Last attack we tracked down to 2 IP addresses. Same city. Different Chrome on 
OSX. Same C net. 
We could then use these 2 IPs to find their interests. Newest iPhone. And see a 
Samsung galaxy visiting women’s fashion. This together with the IP and port 
number was something the engineer at the police where happy about. Would make 
it easier for them to talk to the criminals. 

We were not able to find any physical person or address. And we will not know 
about how the case goes before we are awarded damages after conviction. 
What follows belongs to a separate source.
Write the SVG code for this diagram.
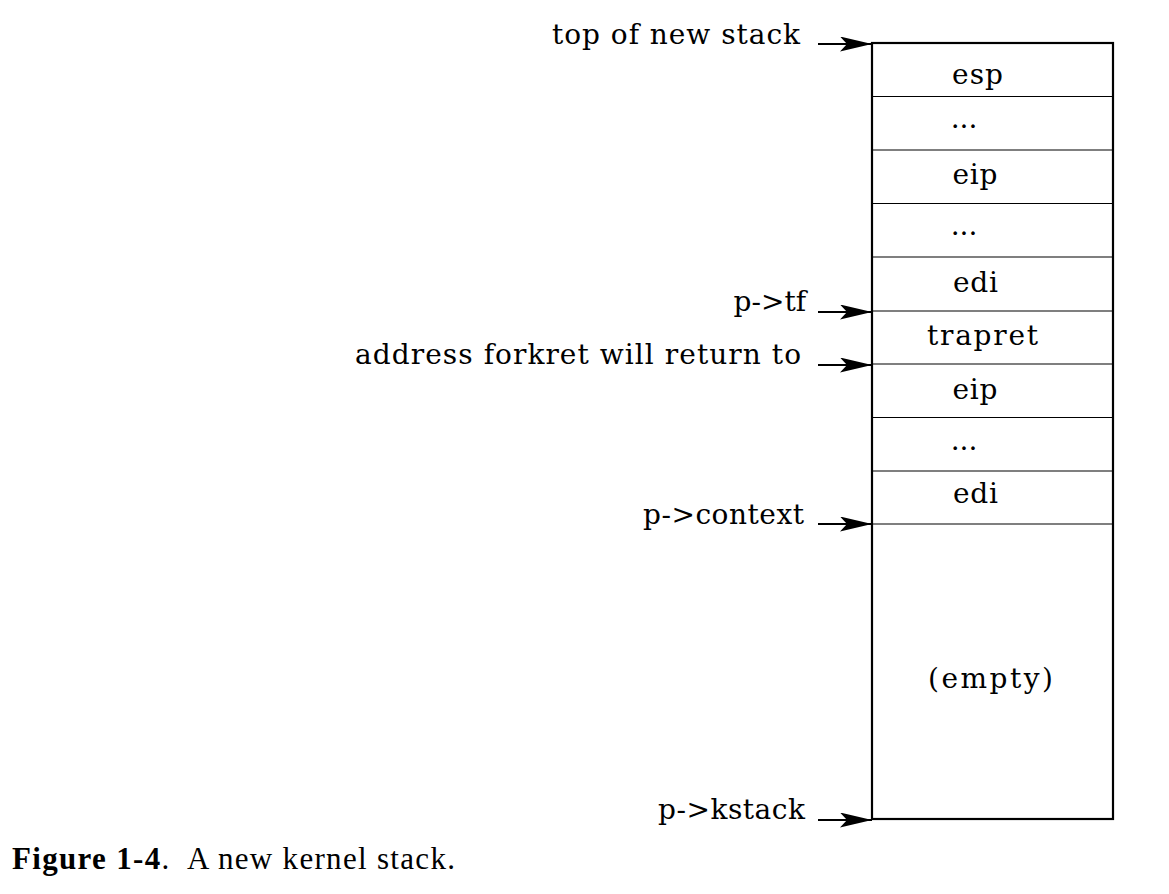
<svg xmlns="http://www.w3.org/2000/svg" width="1169" height="894" viewBox="0 0 1169 894">
<style>
.lbl{font-family:"DejaVu Serif","Liberation Serif",serif;font-size:28px;fill:#000}
.r{text-anchor:end}
.c{text-anchor:middle}
.cap{font-family:"Liberation Serif",serif;font-size:31px;fill:#000}
.row{stroke:#000;stroke-width:1.2;fill:none}
.conn{stroke:#000;stroke-width:2;fill:none}
</style>
<defs>
<marker id="ah" markerUnits="userSpaceOnUse" markerWidth="40" markerHeight="20" refX="32" refY="7.5" orient="auto">
<path d="M0,0 L32,7.5 L0,15 L7,7.5 Z" fill="#000"/>
</marker>
</defs>
<rect width="1169" height="894" fill="#fff"/>
<g id="stack">
<rect x="872" y="43" width="241" height="776" fill="none" stroke="#000" stroke-width="2.2"/>
<line class="row" x1="872" y1="96.5" x2="1113" y2="96.5"/>
<line class="row" x1="872" y1="150" x2="1113" y2="150"/>
<line class="row" x1="872" y1="203.5" x2="1113" y2="203.5"/>
<line class="row" x1="872" y1="257" x2="1113" y2="257"/>
<line class="row" x1="872" y1="311" x2="1113" y2="311"/>
<line class="row" x1="872" y1="364" x2="1113" y2="364"/>
<line class="row" x1="872" y1="417.5" x2="1113" y2="417.5"/>
<line class="row" x1="872" y1="471" x2="1113" y2="471"/>
<line class="row" x1="872" y1="524" x2="1113" y2="524"/>
</g>
<g id="cell-esp"><text class="lbl c" x="977.5" y="84" textLength="51">esp</text></g>
<g id="cell-dots1"><text class="lbl c" x="964" y="128">...</text></g>
<g id="cell-eip1"><text class="lbl c" x="975" y="184" textLength="45">eip</text></g>
<g id="cell-dots2"><text class="lbl c" x="964" y="235">...</text></g>
<g id="cell-edi1"><text class="lbl c" x="975.5" y="292" textLength="45">edi</text></g>
<g id="cell-trapret"><text class="lbl c" x="982.5" y="345" textLength="111">trapret</text></g>
<g id="cell-eip2"><text class="lbl c" x="975" y="399" textLength="45">eip</text></g>
<g id="cell-dots3"><text class="lbl c" x="964" y="450">...</text></g>
<g id="cell-edi2"><text class="lbl c" x="975.5" y="503" textLength="45">edi</text></g>
<g id="cell-empty"><text class="lbl c" x="990.5" y="688" textLength="125">(empty)</text></g>
<g id="label-top"><text class="lbl r" x="800" y="44" textLength="248">top of new stack</text></g>
<g id="label-tf"><text class="lbl r" x="806" y="311">p-&gt;tf</text></g>
<g id="label-forkret"><text class="lbl r" x="801" y="364" textLength="446">address forkret will return to</text></g>
<g id="label-context"><text class="lbl r" x="804" y="524" textLength="161">p-&gt;context</text></g>
<g id="label-kstack"><text class="lbl r" x="805" y="819" textLength="147">p-&gt;kstack</text></g>
<g id="connectors">
<line class="conn" x1="818" y1="44" x2="872" y2="44" marker-end="url(#ah)"/>
<line class="conn" x1="818" y1="312" x2="872" y2="312" marker-end="url(#ah)"/>
<line class="conn" x1="818" y1="365" x2="872" y2="365" marker-end="url(#ah)"/>
<line class="conn" x1="818" y1="524" x2="872" y2="524" marker-end="url(#ah)"/>
<line class="conn" x1="818" y1="820" x2="872" y2="820" marker-end="url(#ah)"/>
</g>
<g id="caption"><text class="cap" x="12" y="869" textLength="443" lengthAdjust="spacing"><tspan font-weight="bold">Figure 1-4</tspan>.&#160; A new kernel stack.</text></g>
</svg>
But the police engineer has repeated that they want as much info and background 
as we can get them. 

We don’t send armed police in confiscating everything here in Denmark. Often it 
is just a friendly knock on the door and a talk/confession. 
___
Int-area mailing list
Int-area@ietf.org
https://www.ietf.org/mailman/listinfo/int-area


Re: [Int-area] WG adoption call: Availability of Information in Criminal Investigations Involving Large-Scale IP Address Sharing Technologies

2018-04-25 Thread Povl H. Pedersen
I would keep full IP address + port info in my firewall log. Separate from
the webserver log. This to help the webguys not abusing collected data.
Having talked to the webguys, they use the logfiles in daily operations,
and they see them as necesary to provide continous delivery of the services
to the end user.That is another obligation we have.
Our legal department actually suggested we keep logs for 5 years, as some
data must be kept that long.

The big privacy issue here is more about abuse and losing the data (move
them away from the internet facing server within 3 days would be a good
recommendation). This must be controlled by internal company rules. Not
this RFC that says we must cripple data after 3 days. And 3 days is a
stupid limit if there is a longer weekened/holidays etc. Easter is an
example, Thursday to monday are non-working days. That is 5 days + the
extra. So the 3 days should be 6 days without even accounting for holidays.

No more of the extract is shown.